British mathematician and Kenyan missionary

Edward Carey Francis OBE, (13 September 1897 – 27 July 1966) was a British mathematician and Anglican missionary to Kenya, where he became "arguably the most influential educationist in Kenya's modern history".

He was born in Hampstead, London. He was educated first at William Ellis School, becoming head-boy of the school and captain of the cricket, football, tennis and athletics teams. After school he enlisted in the British Army, serving in the First World War with the Royal Field Artillery and being mentioned in despatches.
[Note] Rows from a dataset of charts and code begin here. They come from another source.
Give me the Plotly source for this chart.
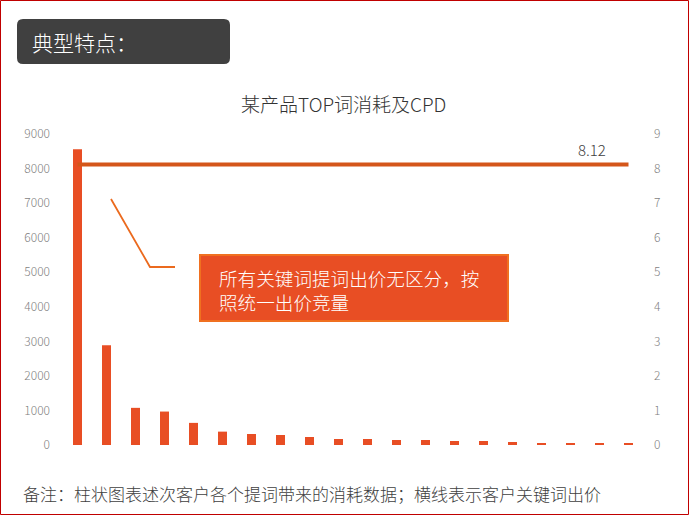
import plotly.graph_objects as go

# top keywords, spend per keyword (bars) and bid/CPD (line)
keywords = ["词01", "词02", "词03", "词04", "词05", "词06", "词07", "词08", "词09", "词10",
            "词11", "词12", "词13", "词14", "词15", "词16", "词17", "词18", "词19", "词20"]
spend = [8560, 2885, 1075, 968, 640, 387, 319, 290, 232, 174,
         174, 145, 145, 116, 116, 87, 58, 58, 58, 58]
cpd = [8.12, 8.12, 8.12, 8.12, 8.12, 8.12, 8.12, 8.12, 8.12, 8.12,
       8.12, 8.12, 8.12, 8.12, 8.12, 8.12, 8.12, 8.12, 8.12, 8.12]
left_ticks = [0, 1000, 2000, 3000, 4000, 5000, 6000, 7000, 8000, 9000]
right_ticks = [0, 1, 2, 3, 4, 5, 6, 7, 8, 9]

W, H = 689, 515
L, R, T, B = 63, 46, 134, 70
PW, PH = W - L - R, H - T - B
FONT = "Noto Sans CJK SC"


def px(x):
    """pixel x -> paper x"""
    return (x - L) / PW


def py(y):
    """pixel y (from top) -> paper y"""
    return (H - B - y) / PH


def rounded_rect(x0, y0, x1, y1, r):
    """SVG path of a rounded rectangle given in pixels, output in paper coords"""
    rx, ry = r / PW, r / PH
    a, b, c, d = px(x0), py(y1), px(x1), py(y0)
    return (f"M {a + rx},{b} L {c - rx},{b} Q {c},{b} {c},{b + ry} "
            f"L {c},{d - ry} Q {c},{d} {c - rx},{d} L {a + rx},{d} "
            f"Q {a},{d} {a},{d - ry} L {a},{b + ry} Q {a},{b} {a + rx},{b} Z")


fig = go.Figure()
fig.add_trace(go.Bar(x=keywords, y=spend, marker=dict(color="#E84E24", line=dict(width=0)),
                     yaxis="y"))
fig.add_trace(go.Scatter(x=keywords, y=cpd, mode="lines", yaxis="y2",
                         line=dict(color="#D4561A", width=4)))

tick_font = dict(family=FONT, size=12, color="#7F7F7F", weight=300)
fig.update_layout(
    width=W, height=H,
    margin=dict(l=L, r=R, t=T, b=B, autoexpand=False),
    paper_bgcolor="white", plot_bgcolor="white",
    showlegend=False, bargap=0.69,
    font=dict(family=FONT, weight=300),
    xaxis=dict(showticklabels=False, showgrid=False, zeroline=False, showline=False,
               range=[-0.5, 19.5]),
    yaxis=dict(range=[0, 9000], tickvals=left_ticks, showgrid=False, zeroline=False,
               showline=False, tickfont=tick_font, ticks="", ticklabelstandoff=12),
    yaxis2=dict(range=[0, 9], tickvals=right_ticks, overlaying="y", side="right",
                showgrid=False, zeroline=False, showline=False, tickfont=tick_font,
                ticks="", ticklabelstandoff=10),
)

shapes = [
    # outer red frame
    dict(type="rect", xref="paper", yref="paper", x0=px(0.5), x1=px(688.5),
         y0=py(514.5), y1=py(0.5), line=dict(color="#C00000", width=1)),
    # header box
    dict(type="path", xref="paper", yref="paper", path=rounded_rect(17, 19, 230, 64, 6),
         fillcolor="#404040", line=dict(width=0)),
    # callout box
    dict(type="rect", xref="paper", yref="paper", x0=px(200), x1=px(508),
         y0=py(321), y1=py(255), fillcolor="#E84E24", line=dict(color="#F07020", width=2)),
    # callout leader line
    dict(type="path", xref="paper", yref="paper",
         path=f"M {px(111)},{py(199)} L {px(150)},{py(267)} L {px(175)},{py(267)}",
         line=dict(color="#EB6A1E", width=1.8)),
]

annotations = [
    dict(text="典型特点：", x=px(30), y=py(42), xanchor="left", yanchor="middle",
         font=dict(family=FONT, size=21, color="white", weight=300)),
    dict(text="某产品TOP词消耗及CPD", x=px(343), y=py(103), xanchor="center", yanchor="middle",
         font=dict(family=FONT, size=19, color="#333333", weight=300)),
    dict(text="所有关键词提词出价无区分，按<br>照统一出价竞量", x=px(217), y=py(289),
         xanchor="left", yanchor="middle", align="left",
         font=dict(family=FONT, size=18.6, color="white", weight=300)),
    dict(text="备注：柱状图表述次客户各个提词带来的消耗数据；横线表示客户关键词出价",
         x=px(21), y=py(493), xanchor="left", yanchor="middle",
         font=dict(family=FONT, size=17, color="#404040", weight=300)),
    dict(text=f"{cpd[-1]:.2f}", x=px(592), y=py(149), xanchor="center", yanchor="middle",
         font=dict(family=FONT, size=15, color="#404040", weight=300)),
]
for a in annotations:
    a.update(xref="paper", yref="paper", showarrow=False)

fig.update_layout(shapes=shapes, annotations=annotations)
# page body has a default 8px margin; drop it so the figure sits at the window corner
fig.write_html("out.html", config={"displayModeBar": False},
               post_script="document.body.style.margin='0';")
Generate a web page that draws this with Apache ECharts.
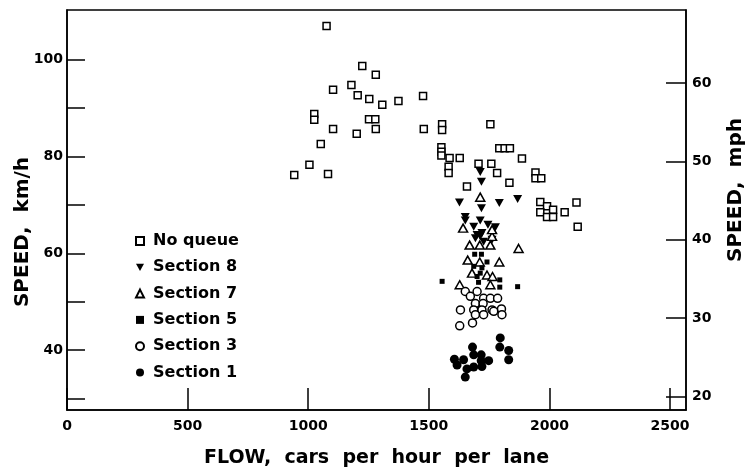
<!DOCTYPE html>
<html><head><meta charset="utf-8">
<script src="https://cdn.jsdelivr.net/npm/echarts@6/dist/echarts.min.js"></script>
<style>html,body{margin:0;padding:0;background:#fff}#c{width:746px;height:470px}</style>
</head><body><div id="c"></div>
<script>
// axis ticks / labels
const flowTicks = [0, 500, 1000, 1500, 2000, 2500];
const kmhTicks = [30, 40, 50, 60, 70, 80, 90, 100];
const kmhLabels = [40, 60, 80, 100];
const mphTicks = [20, 30, 40, 50, 60];
const seriesNames = ['No queue', 'Section 8', 'Section 7', 'Section 5', 'Section 3', 'Section 1'];

// [flow (cars/h/lane), speed (km/h)]
const noQueue = [
  [1076,107.0],[1224,98.7],[1280,96.9],[1179,94.8],[1103,93.8],[1205,92.7],[1253,91.9],
  [1307,90.7],[1374,91.5],[1476,92.5],[1025,88.8],[1025,87.6],[1252,87.7],[1278,87.7],
  [1103,85.7],[1280,85.7],[1201,84.7],[1479,85.7],[1555,86.7],[1555,85.5],[1755,86.7],
  [1052,82.6],[1005,78.3],[942,76.2],[1082,76.4],[1552,81.9],[1552,81.0],[1552,80.2],
  [1586,79.7],[1628,79.7],[1582,77.9],[1582,76.6],[1706,78.5],[1759,78.5],[1792,81.7],
  [1814,81.7],[1836,81.7],[1783,76.6],[1658,73.8],[1886,79.6],[1834,74.6],[1942,76.7],
  [1942,75.5],[1966,75.5],[1962,70.6],[1990,69.7],[2015,69.0],[1962,68.5],[1990,67.5],
  [2015,67.5],[2063,68.5],[2112,70.5],[2117,65.5]
];
const section8 = [
  [1713,76.8],[1718,74.8],[1627,70.5],[1718,69.3],[1792,70.4],[1868,71.2],[1651,67.5],
  [1651,66.8],[1686,65.5],[1713,66.8],[1745,65.9],[1776,65.4],[1713,63.5],[1693,63.1],
  [1700,63.8],[1727,62.4],[1762,62.8],[1720,64.2]
];
const section7 = [
  [1713,71.6],[1642,65.2],[1762,63.5],[1762,64.9],[1669,61.7],[1711,61.7],[1755,61.7],
  [1872,61.0],[1661,58.6],[1711,58.2],[1792,58.2],[1679,55.9],[1741,55.5],[1764,55.2],
  [1628,53.5],[1755,53.5]
];
const section5 = [
  [1690,59.8],[1718,59.8],[1741,58.2],[1686,57.3],[1720,57.0],[1713,55.9],[1700,55.2],
  [1794,54.5],[1555,54.2],[1868,53.1],[1706,54.0],[1794,53.0]
];
const section3 = [
  [1651,52.1],[1700,52.1],[1672,51.1],[1727,50.7],[1755,50.7],[1785,50.7],[1693,49.6],
  [1725,49.6],[1631,48.3],[1686,48.3],[1720,48.3],[1762,48.3],[1801,48.5],[1693,47.3],
  [1727,47.3],[1803,47.3],[1769,48.0],[1628,45.0],[1681,45.6]
];
const section1 = [
  [1796,42.5],[1794,40.6],[1831,39.9],[1831,38.0],[1681,40.6],[1686,39.0],[1717,39.0],
  [1606,38.1],[1644,38.0],[1717,37.8],[1748,37.8],[1617,36.9],[1686,36.5],[1720,36.6],
  [1658,36.1],[1651,34.4]
];

const FONT = 'DejaVu Sans';
const downTri = 'path://M0,0L10,0L5,9Z';
const chart = echarts.init(document.getElementById('c'), null, {renderer: 'canvas'});
const axisLine = {show: true, lineStyle: {color: '#000', width: 1.5}};
const labelStyle = {color: '#000', fontFamily: FONT, fontWeight: 'bold', fontSize: 14};
const nameStyle = {color: '#000', fontFamily: FONT, fontWeight: 'bold', fontSize: 19};
const plain = v => String(v);

function sc(name, data, symbol, size, filled) {
  return {
    name: name, type: 'scatter', data: data, symbol: symbol, symbolSize: size,
    itemStyle: filled ? {color: '#000', borderWidth: 0, opacity: 1}
                      : {color: '#fff', borderColor: '#000', borderWidth: 1.5, opacity: 1},
    emphasis: {disabled: true}, animation: false
  };
}

chart.setOption({
  animation: false,
  backgroundColor: '#fff',
  grid: {left: 67, right: 60, top: 10, bottom: 60, outerBoundsMode: 'none', containLabel: false,
         show: true, borderColor: '#000', borderWidth: 1.5, backgroundColor: 'transparent'},
  legend: {
    orient: 'vertical', left: 130, top: 228, itemWidth: 8, itemHeight: 8, itemGap: 10.3,
    data: seriesNames,
    textStyle: {color: '#000', fontFamily: FONT, fontWeight: 'bold', fontSize: 16, padding: [0,0,0,4]},
    selectedMode: false
  },
  xAxis: {
    type: 'value', min: 0, max: 2566,
    name: 'FLOW,  cars  per  hour  per  lane', nameLocation: 'middle', nameGap: 39,
    nameMoveOverlap: false,
    nameTextStyle: nameStyle,
    axisLine: axisLine,
    axisTick: {show: true, inside: true, length: 22, lineStyle: {color: '#000', width: 1.5}, customValues: flowTicks},
    axisLabel: Object.assign({margin: 9, customValues: flowTicks, formatter: plain}, labelStyle),
    splitLine: {show: false}
  },
  yAxis: [{
    type: 'value', min: 27.6, max: 110.3, position: 'left',
    name: 'SPEED,  km/h', nameLocation: 'middle', nameGap: 34, nameRotate: 90,
    nameMoveOverlap: false,
    nameTextStyle: Object.assign({padding: [0, 44, 0, 0]}, nameStyle, {fontSize: 20}),
    axisLine: axisLine,
    axisTick: {show: true, inside: true, length: 18, lineStyle: {color: '#000', width: 1.5}, customValues: kmhTicks},
    axisLabel: Object.assign({margin: 4, customValues: kmhLabels, formatter: plain}, labelStyle),
    splitLine: {show: false}
  }, {
    type: 'value', min: 18.3, max: 69.3, position: 'right',
    name: 'SPEED,  mph', nameLocation: 'middle', nameGap: 40, nameRotate: 90,
    nameMoveOverlap: false,
    nameTextStyle: Object.assign({padding: [0, 0, 0, 40]}, nameStyle, {fontSize: 20}),
    axisLine: axisLine,
    axisTick: {show: true, inside: true, length: 20, lineStyle: {color: '#000', width: 1.5}, customValues: mphTicks},
    axisLabel: Object.assign({margin: 6, customValues: mphTicks, formatter: plain}, labelStyle),
    splitLine: {show: false}
  }],
  series: [
    sc(seriesNames[0], noQueue, 'rect', 7, false),
    sc(seriesNames[1], section8, downTri, [9, 8], true),
    sc(seriesNames[2], section7, 'triangle', [9, 8], false),
    sc(seriesNames[3], section5, 'rect', 5, true),
    sc(seriesNames[4], section3, 'circle', 8, false),
    sc(seriesNames[5], section1, 'circle', 9, true)
  ]
});
</script></body></html>
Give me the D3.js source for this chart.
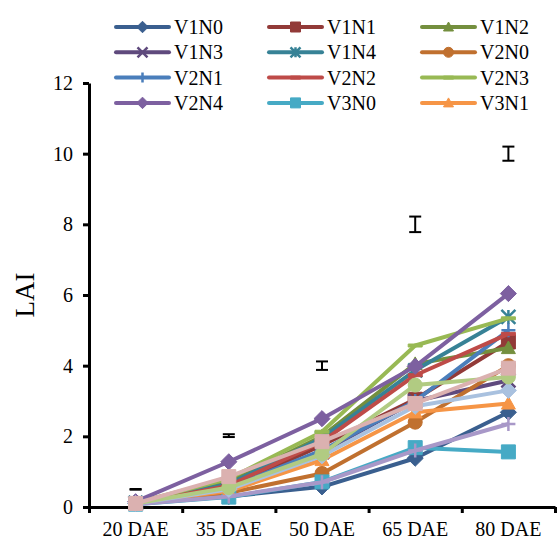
<!DOCTYPE html>
<html>
<head>
<meta charset="utf-8">
<script src="https://cdn.jsdelivr.net/npm/d3@7"></script>
<style>
  html, body { margin: 0; padding: 0; background: #fff; }
  #chart svg, #chart svg text { font-family: 'Liberation Serif', 'Times New Roman', Times, 'DejaVu Serif', serif !important; }
</style>
</head>
<body>
<div id="chart"></div>
<script>
// categories and tick values
const categories = ['20 DAE', '35 DAE', '50 DAE', '65 DAE', '80 DAE'];
const yTicks = [0, 2, 4, 6, 8, 10, 12];

// LAI per treatment
const V1N0 = [0.10, 0.30, 0.57, 1.38, 2.68];
const V1N1 = [0.10, 0.55, 1.75, 3.05, 4.67];
const V1N2 = [0.12, 0.70, 2.00, 4.05, 4.50];
const V1N3 = [0.10, 0.50, 1.55, 3.00, 3.58];
const V1N4 = [0.12, 0.65, 1.95, 3.87, 5.38];
const V2N0 = [0.12, 0.40, 0.95, 2.40, 4.00];
const V2N1 = [0.10, 0.55, 1.60, 3.00, 5.00];
const V2N2 = [0.10, 0.60, 1.85, 3.73, 4.90];
const V2N3 = [0.12, 0.80, 2.13, 4.57, 5.34];
const V2N4 = [0.15, 1.28, 2.50, 3.98, 6.04];
const V3N0 = [0.08, 0.28, 0.71, 1.68, 1.56];
const V3N1 = [0.12, 0.45, 1.33, 2.68, 2.93];
// series drawn but cut off from the legend
const V3N2 = [0.08, 0.30, 0.70, 1.60, 2.35];
const V3N3 = [0.10, 0.50, 1.45, 2.85, 3.30];
const V3N4 = [0.10, 0.55, 1.50, 3.45, 3.68];
const V3N5 = [0.10, 0.86, 1.85, 2.93, 3.93];

// LSD bars
const lsdCenter = [0.50, 2.02, 4.00, 8.00, 10.00];
const lsdHalf = [0.01, 0.04, 0.12, 0.22, 0.20];

const series = [
  { name: 'V1N0', values: V1N0, color: '#3A5F8F', marker: 'diamond', legend: true },
  { name: 'V1N1', values: V1N1, color: '#923A38', marker: 'square', legend: true },
  { name: 'V1N2', values: V1N2, color: '#748F3E', marker: 'triangle', legend: true },
  { name: 'V1N3', values: V1N3, color: '#5F4A7D', marker: 'x', legend: true },
  { name: 'V1N4', values: V1N4, color: '#378296', marker: 'star', legend: true },
  { name: 'V2N0', values: V2N0, color: '#C0702F', marker: 'circle', legend: true },
  { name: 'V2N1', values: V2N1, color: '#4A7EBB', marker: 'plus', legend: true },
  { name: 'V2N2', values: V2N2, color: '#BE4B48', marker: 'dash', legend: true },
  { name: 'V2N3', values: V2N3, color: '#98B954', marker: 'dash', legend: true },
  { name: 'V2N4', values: V2N4, color: '#7D60A0', marker: 'diamond', legend: true },
  { name: 'V3N0', values: V3N0, color: '#46AAC5', marker: 'square', legend: true },
  { name: 'V3N1', values: V3N1, color: '#F69546', marker: 'triangle', legend: true },
  { name: 'V3N2', values: V3N2, color: '#A898C8', marker: 'plus', legend: false },
  { name: 'V3N3', values: V3N3, color: '#A9C1DF', marker: 'diamond', legend: false },
  { name: 'V3N4', values: V3N4, color: '#B1CB82', marker: 'circle', legend: false },
  { name: 'V3N5', values: V3N5, color: '#DBB1B0', marker: 'square', legend: false }
];

const cfg = {
  width: 557,
  height: 545,
  margin: { top: 83, right: 2, bottom: 38, left: 89 },
  lineWidth: 4,
  markerSize: 7,
  font: 20
};

const svg = d3.select('#chart').append('svg')
  .attr('width', cfg.width)
  .attr('height', cfg.height);

const x = d3.scaleBand()
  .domain(categories)
  .range([cfg.margin.left, cfg.width - cfg.margin.right])
  .padding(0);

const y = d3.scaleLinear()
  .domain([0, 12])
  .range([cfg.height - cfg.margin.bottom, cfg.margin.top]);

const cx = c => x(c) + x.bandwidth() / 2;

function markerPath(type, s) {
  switch (type) {
    case 'diamond': return `M0,${-s * 1.15}L${s * 1.15},0L0,${s * 1.15}L${-s * 1.15},0Z`;
    case 'square': return `M${-s},${-s}H${s}V${s}H${-s}Z`;
    case 'triangle': return `M0,${-s}L${s},${s * 0.8}L${-s},${s * 0.8}Z`;
    case 'circle': return d3.symbol(d3.symbolCircle, Math.PI * s * s)();
    case 'x': return `M${-s},${-s}L${s},${s}M${s},${-s}L${-s},${s}`;
    case 'star': return `M${-s},${-s}L${s},${s}M${s},${-s}L${-s},${s}M0,${-s}V${s}`;
    case 'plus': return `M${-s},0H${s}M0,${-s}V${s}`;
    case 'dash': return `M${-s},-1.5H${s}V1.5H${-s}Z`;
  }
}
const strokeOnly = t => t === 'x' || t === 'star' || t === 'plus';

function drawMarker(g, type, color, s) {
  g.append('path')
    .attr('d', markerPath(type, s))
    .attr('fill', strokeOnly(type) ? 'none' : color)
    .attr('stroke', color)
    .attr('stroke-width', strokeOnly(type) ? 2.5 : 1);
}

// axes
const yAxis = svg.append('g')
  .attr('transform', `translate(${cfg.margin.left},0)`)
  .call(d3.axisLeft(y).tickValues(yTicks).tickSize(6).tickSizeOuter(0).tickPadding(10));
yAxis.selectAll('text').attr('font-size', cfg.font).attr('fill', '#000');

const boundary = d3.scaleLinear().domain([0, categories.length])
  .range([cfg.margin.left, cfg.width - cfg.margin.right]);
svg.append('g')
  .attr('transform', `translate(0,${y(0)})`)
  .call(d3.axisBottom(boundary).ticks(categories.length).tickSize(6).tickSizeOuter(0).tickFormat(''));
const xLabels = svg.append('g')
  .attr('transform', `translate(0,${y(0)})`)
  .call(d3.axisBottom(x).tickSize(0).tickPadding(15))
  .call(g => g.select('.domain').remove());
xLabels.selectAll('text').attr('font-size', cfg.font).attr('fill', '#000');

svg.selectAll('.domain, .tick line').attr('stroke', '#000').attr('stroke-width', 3);

svg.append('text')
  .attr('transform', `translate(34,${(y(0) + y(12)) / 2}) rotate(-90)`)
  .attr('text-anchor', 'middle')
  .attr('font-size', 27)
  .text('LAI');

// series lines and markers
const line = d3.line().x((d, i) => cx(categories[i])).y(d => y(d));
series.forEach(s => {
  const g = svg.append('g');
  g.append('path')
    .attr('d', line(s.values))
    .attr('fill', 'none')
    .attr('stroke', s.color)
    .attr('stroke-width', cfg.lineWidth)
    .attr('stroke-linejoin', 'round');
  s.values.forEach((v, i) => {
    const m = g.append('g').attr('transform', `translate(${cx(categories[i])},${y(v)})`);
    drawMarker(m, s.marker, s.color, cfg.markerSize);
  });
});

// LSD bars
const bars = svg.append('g').attr('stroke', '#000').attr('stroke-width', 2);
lsdCenter.forEach((c, i) => {
  const px = cx(categories[i]);
  const lo = y(c - lsdHalf[i]), hi = y(c + lsdHalf[i]);
  bars.append('line').attr('x1', px).attr('x2', px).attr('y1', lo).attr('y2', hi);
  bars.append('line').attr('x1', px - 6).attr('x2', px + 6).attr('y1', lo).attr('y2', lo);
  bars.append('line').attr('x1', px - 6).attr('x2', px + 6).attr('y1', hi).attr('y2', hi);
});

// legend, 3 columns x 4 rows
const legendItems = series.filter(s => s.legend);
const legend = svg.append('g');
legendItems.forEach((s, i) => {
  const col = i % 3, row = Math.floor(i / 3);
  const g = legend.append('g').attr('transform', `translate(${116 + col * 153},${27 + row * 25.3})`);
  g.append('line').attr('x1', 0).attr('x2', 53)
    .attr('stroke', s.color).attr('stroke-width', cfg.lineWidth).attr('stroke-linecap', 'round');
  const m = g.append('g').attr('transform', 'translate(26.5,0)');
  drawMarker(m, s.marker, s.color, 5);
  g.append('text').attr('x', 58).attr('y', 7).attr('font-size', cfg.font).text(s.name);
});
</script>
</body>
</html>
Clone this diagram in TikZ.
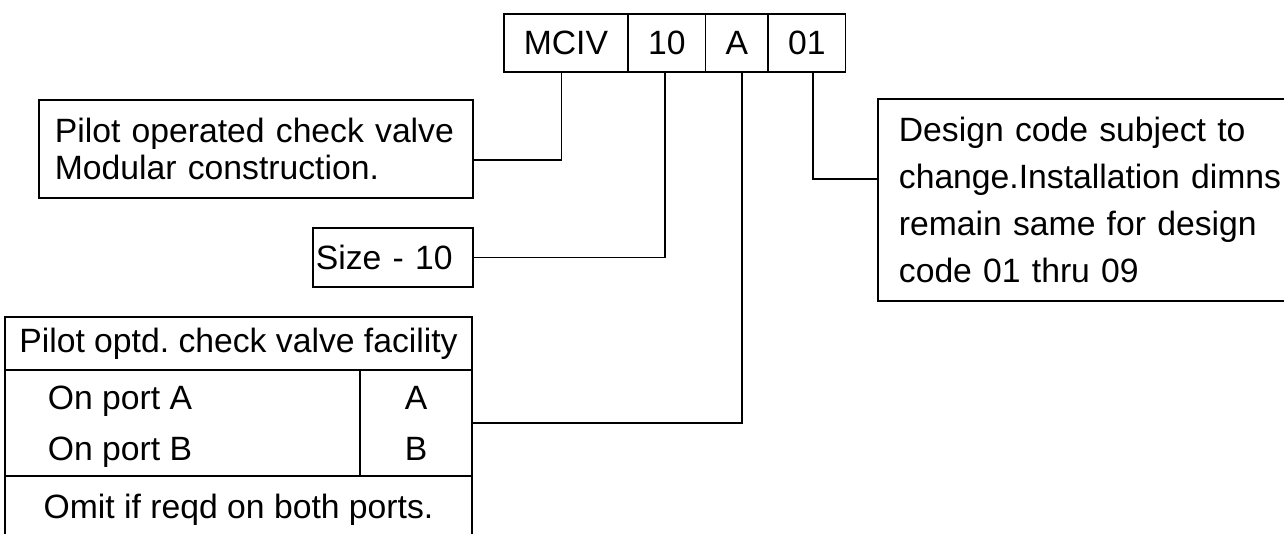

On completion of the war he took up a scholarship to read mathematics at Trinity College, Cambridge.

After graduating, in 1922 he became a fellow of Peterhouse, Cambridge and Director of Studies in Mathematics. He left Cambridge in 1928 when he joined the Church Missionary Society. He was posted to Kenya and became firstly a teacher and later Headmaster of Maseno School in Nyanza between 1928 and 1940. He shortly served as Mathematics teacher at Duke of York School (Lenana School). He then served as Headmaster at Alliance High School between 1940 and 1962. During his time at Alliance he developed a mythical-like reputation as an inspiring teacher, educating many future politicians. In later years, between 1962 and 1966 he was Assistant Master at Pumwani High School. In Jomo Kenyatta's first cabinet, nine out of the fifteen members had studied under Francis at Alliance.

Francis died in Nairobi on 27 July 1966 and was buried within the grounds of Alliance High School. On his death, a silence was held in the House of Representatives, an honour usually reserved for Heads of State.